• _THE DATA_:
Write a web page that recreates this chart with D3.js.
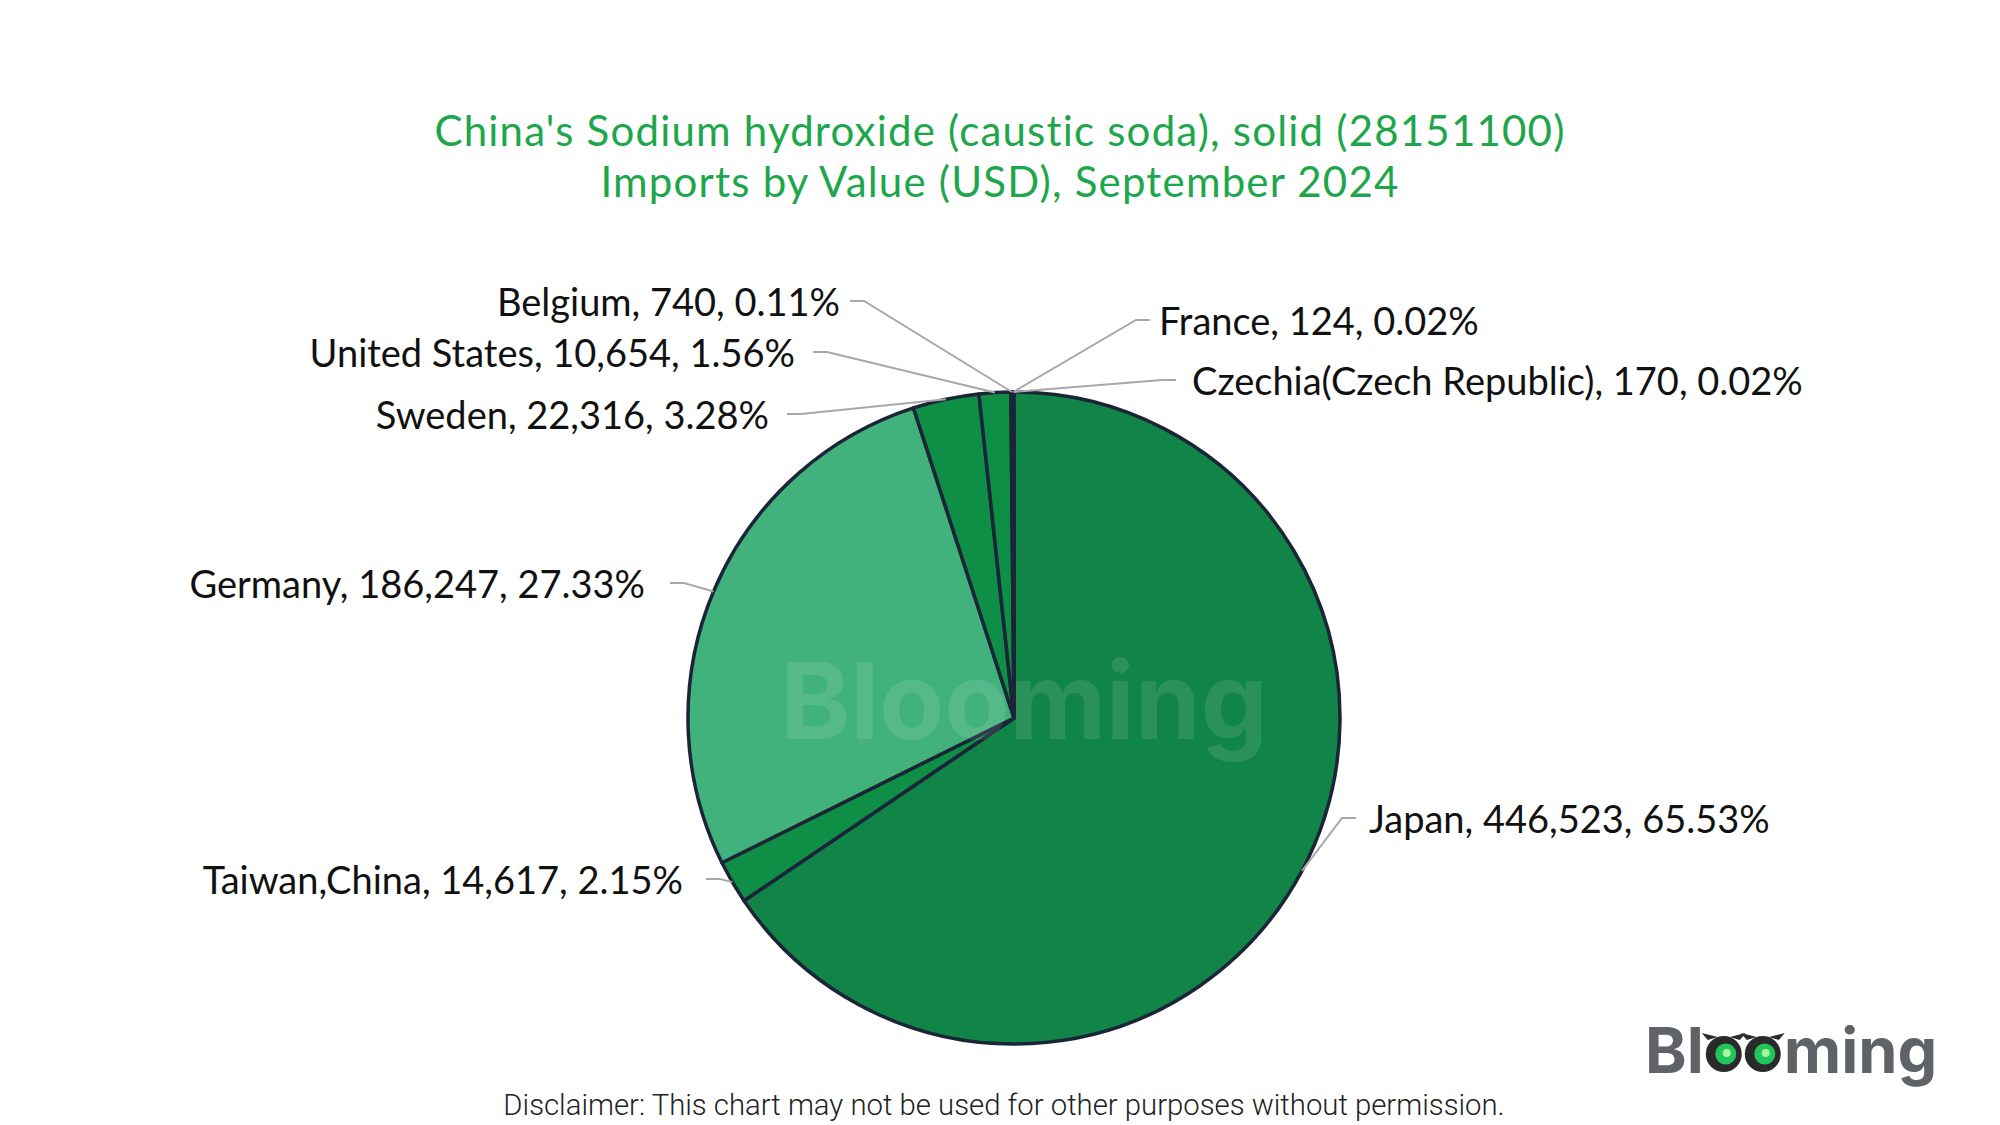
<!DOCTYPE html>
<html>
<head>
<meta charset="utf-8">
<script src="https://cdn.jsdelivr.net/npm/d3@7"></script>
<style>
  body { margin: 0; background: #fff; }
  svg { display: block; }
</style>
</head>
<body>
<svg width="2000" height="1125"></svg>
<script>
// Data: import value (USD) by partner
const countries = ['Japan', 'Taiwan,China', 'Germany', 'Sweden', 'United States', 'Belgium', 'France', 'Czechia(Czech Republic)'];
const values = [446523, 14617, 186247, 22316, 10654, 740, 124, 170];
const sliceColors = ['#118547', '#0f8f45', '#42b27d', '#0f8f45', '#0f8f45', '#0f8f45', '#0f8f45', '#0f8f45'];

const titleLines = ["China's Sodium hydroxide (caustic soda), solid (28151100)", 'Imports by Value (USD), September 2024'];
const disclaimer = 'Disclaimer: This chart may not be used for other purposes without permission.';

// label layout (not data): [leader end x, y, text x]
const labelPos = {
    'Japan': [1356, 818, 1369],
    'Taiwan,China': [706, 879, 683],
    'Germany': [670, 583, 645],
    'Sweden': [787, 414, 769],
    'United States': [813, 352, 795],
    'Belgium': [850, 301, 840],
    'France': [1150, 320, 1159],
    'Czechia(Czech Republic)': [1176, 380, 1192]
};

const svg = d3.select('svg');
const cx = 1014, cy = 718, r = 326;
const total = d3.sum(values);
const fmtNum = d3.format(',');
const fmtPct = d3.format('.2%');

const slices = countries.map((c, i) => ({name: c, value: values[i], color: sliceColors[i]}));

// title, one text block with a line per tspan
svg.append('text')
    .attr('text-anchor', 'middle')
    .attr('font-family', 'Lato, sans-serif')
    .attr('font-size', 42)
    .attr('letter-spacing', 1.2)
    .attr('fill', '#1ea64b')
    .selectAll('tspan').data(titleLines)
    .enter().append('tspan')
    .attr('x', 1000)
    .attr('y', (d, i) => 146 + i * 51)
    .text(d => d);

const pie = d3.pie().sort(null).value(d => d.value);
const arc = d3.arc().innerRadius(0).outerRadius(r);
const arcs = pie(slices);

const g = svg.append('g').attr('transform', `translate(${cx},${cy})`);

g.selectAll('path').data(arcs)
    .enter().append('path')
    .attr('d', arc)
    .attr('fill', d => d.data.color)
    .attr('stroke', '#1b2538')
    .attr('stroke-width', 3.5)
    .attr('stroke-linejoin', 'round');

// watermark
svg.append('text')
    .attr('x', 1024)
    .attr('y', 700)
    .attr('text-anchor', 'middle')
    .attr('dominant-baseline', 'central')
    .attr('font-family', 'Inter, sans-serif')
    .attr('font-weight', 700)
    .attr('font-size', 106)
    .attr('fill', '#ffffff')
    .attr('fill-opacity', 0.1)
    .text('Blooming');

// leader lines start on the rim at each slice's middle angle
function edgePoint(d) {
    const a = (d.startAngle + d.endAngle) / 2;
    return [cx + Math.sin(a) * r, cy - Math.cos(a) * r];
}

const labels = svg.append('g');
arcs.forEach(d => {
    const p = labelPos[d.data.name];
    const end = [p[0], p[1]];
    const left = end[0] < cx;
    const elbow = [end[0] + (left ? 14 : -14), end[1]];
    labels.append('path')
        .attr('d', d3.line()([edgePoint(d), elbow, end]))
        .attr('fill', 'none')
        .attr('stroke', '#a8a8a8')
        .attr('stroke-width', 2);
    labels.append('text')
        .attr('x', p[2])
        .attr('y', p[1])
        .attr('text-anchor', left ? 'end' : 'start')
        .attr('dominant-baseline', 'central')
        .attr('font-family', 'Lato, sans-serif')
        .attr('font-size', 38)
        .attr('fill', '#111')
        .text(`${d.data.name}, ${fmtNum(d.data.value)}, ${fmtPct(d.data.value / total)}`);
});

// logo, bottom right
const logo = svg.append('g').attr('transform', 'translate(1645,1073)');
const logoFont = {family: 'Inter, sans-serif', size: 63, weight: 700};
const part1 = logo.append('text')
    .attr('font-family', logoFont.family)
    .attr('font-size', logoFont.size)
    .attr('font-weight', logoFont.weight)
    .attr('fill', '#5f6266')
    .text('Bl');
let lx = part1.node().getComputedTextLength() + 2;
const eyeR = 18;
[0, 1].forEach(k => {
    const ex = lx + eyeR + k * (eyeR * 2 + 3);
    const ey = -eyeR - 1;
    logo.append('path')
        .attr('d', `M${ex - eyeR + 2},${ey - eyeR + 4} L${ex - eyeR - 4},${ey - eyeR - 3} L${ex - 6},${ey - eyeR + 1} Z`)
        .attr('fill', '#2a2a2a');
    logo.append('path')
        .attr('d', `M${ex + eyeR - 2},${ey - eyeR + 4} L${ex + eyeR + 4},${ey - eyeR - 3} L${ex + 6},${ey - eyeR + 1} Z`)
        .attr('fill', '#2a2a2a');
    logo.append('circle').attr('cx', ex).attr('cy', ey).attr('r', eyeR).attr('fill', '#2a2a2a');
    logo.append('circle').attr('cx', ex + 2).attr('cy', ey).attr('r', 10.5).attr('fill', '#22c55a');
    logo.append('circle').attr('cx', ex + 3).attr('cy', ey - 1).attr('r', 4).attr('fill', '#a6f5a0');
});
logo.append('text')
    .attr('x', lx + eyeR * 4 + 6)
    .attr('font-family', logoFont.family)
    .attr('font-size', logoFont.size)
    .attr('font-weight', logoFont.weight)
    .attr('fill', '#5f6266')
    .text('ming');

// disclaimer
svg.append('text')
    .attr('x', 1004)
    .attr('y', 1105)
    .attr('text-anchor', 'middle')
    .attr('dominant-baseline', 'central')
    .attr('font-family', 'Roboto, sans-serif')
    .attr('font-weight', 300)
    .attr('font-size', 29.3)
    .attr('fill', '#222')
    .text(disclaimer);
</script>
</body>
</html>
---
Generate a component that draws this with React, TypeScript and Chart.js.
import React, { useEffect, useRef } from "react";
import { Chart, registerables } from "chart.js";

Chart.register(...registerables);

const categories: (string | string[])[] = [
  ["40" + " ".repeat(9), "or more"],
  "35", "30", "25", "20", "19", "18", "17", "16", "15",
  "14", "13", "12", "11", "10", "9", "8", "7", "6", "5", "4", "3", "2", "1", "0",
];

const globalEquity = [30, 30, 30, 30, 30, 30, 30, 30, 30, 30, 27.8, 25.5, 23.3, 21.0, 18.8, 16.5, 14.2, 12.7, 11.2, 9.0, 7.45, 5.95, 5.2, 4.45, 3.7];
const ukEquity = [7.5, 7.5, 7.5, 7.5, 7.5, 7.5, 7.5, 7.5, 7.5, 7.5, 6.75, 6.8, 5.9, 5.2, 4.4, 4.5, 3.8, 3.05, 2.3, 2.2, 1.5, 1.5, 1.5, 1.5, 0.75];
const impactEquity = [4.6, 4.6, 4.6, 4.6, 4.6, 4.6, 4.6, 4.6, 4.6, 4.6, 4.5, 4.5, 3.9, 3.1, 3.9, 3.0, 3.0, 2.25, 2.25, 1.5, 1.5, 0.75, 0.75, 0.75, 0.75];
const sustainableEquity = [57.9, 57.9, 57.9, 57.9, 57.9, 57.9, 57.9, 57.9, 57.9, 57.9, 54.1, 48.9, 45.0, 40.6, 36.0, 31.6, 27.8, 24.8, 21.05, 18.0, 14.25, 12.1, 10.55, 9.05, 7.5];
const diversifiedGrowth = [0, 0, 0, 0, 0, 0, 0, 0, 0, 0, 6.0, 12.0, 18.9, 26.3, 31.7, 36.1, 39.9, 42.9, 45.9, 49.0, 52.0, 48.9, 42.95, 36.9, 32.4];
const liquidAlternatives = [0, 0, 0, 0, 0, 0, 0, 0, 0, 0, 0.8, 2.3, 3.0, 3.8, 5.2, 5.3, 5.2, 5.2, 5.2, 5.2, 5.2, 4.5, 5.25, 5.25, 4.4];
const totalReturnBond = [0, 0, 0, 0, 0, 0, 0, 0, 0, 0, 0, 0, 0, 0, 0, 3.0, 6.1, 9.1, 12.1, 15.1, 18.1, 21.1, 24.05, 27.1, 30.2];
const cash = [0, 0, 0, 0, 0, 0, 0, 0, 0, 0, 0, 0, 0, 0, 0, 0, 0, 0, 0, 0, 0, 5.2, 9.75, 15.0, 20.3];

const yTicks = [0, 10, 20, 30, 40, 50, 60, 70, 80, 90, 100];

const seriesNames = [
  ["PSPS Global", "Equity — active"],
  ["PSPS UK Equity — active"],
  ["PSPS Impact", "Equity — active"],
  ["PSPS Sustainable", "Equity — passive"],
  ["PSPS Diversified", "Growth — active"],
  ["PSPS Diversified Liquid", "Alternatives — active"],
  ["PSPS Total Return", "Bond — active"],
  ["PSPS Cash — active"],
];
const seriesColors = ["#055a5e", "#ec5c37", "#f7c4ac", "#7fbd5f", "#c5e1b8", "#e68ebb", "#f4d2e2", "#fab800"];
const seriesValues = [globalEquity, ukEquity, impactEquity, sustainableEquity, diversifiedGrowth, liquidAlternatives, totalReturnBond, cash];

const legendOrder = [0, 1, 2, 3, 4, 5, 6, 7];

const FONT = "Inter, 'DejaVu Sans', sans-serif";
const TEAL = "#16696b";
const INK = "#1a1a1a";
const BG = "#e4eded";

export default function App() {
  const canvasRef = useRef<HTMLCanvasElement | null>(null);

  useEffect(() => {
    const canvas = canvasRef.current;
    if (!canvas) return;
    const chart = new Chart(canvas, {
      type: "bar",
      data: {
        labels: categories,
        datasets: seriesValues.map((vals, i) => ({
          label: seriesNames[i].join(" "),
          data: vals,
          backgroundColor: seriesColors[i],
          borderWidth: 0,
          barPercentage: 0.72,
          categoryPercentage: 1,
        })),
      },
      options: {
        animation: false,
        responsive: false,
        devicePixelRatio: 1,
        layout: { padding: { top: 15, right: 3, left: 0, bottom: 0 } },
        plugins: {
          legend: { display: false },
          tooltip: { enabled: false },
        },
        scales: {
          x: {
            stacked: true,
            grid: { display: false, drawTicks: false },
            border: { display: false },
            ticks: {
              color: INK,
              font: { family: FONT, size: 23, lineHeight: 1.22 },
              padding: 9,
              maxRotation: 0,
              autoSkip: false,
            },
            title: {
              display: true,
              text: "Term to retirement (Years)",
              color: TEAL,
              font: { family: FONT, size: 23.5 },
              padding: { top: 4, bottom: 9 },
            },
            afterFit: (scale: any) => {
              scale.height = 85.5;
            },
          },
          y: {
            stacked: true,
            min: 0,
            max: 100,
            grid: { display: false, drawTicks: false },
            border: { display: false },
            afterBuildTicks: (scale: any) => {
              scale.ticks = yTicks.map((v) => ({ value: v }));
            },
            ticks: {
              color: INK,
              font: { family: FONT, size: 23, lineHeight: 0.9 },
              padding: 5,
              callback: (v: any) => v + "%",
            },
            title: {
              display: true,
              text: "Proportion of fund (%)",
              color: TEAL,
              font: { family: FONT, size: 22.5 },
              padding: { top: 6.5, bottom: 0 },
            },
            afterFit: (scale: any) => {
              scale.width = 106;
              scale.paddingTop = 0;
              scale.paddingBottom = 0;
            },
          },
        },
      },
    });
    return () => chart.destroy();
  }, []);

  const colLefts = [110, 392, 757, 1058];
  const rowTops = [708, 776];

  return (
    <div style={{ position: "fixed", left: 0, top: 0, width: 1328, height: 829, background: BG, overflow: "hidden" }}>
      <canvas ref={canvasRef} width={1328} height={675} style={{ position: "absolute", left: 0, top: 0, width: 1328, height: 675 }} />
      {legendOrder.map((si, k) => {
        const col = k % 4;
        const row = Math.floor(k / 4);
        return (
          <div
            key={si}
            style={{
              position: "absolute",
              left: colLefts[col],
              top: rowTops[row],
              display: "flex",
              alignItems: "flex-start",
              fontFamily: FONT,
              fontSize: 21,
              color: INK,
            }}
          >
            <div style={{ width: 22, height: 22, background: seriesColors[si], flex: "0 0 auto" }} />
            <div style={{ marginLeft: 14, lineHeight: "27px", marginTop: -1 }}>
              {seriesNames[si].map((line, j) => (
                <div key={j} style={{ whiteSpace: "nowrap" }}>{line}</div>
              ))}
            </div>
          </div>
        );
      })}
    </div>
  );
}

• _TASK DETAILS_: Using the entries above, find all lines with "React". Copy them.

• _THE OUTPUT_:
Generate a component that draws this with React, TypeScript and Chart.js.
import React, { useEffect, useRef } from "react";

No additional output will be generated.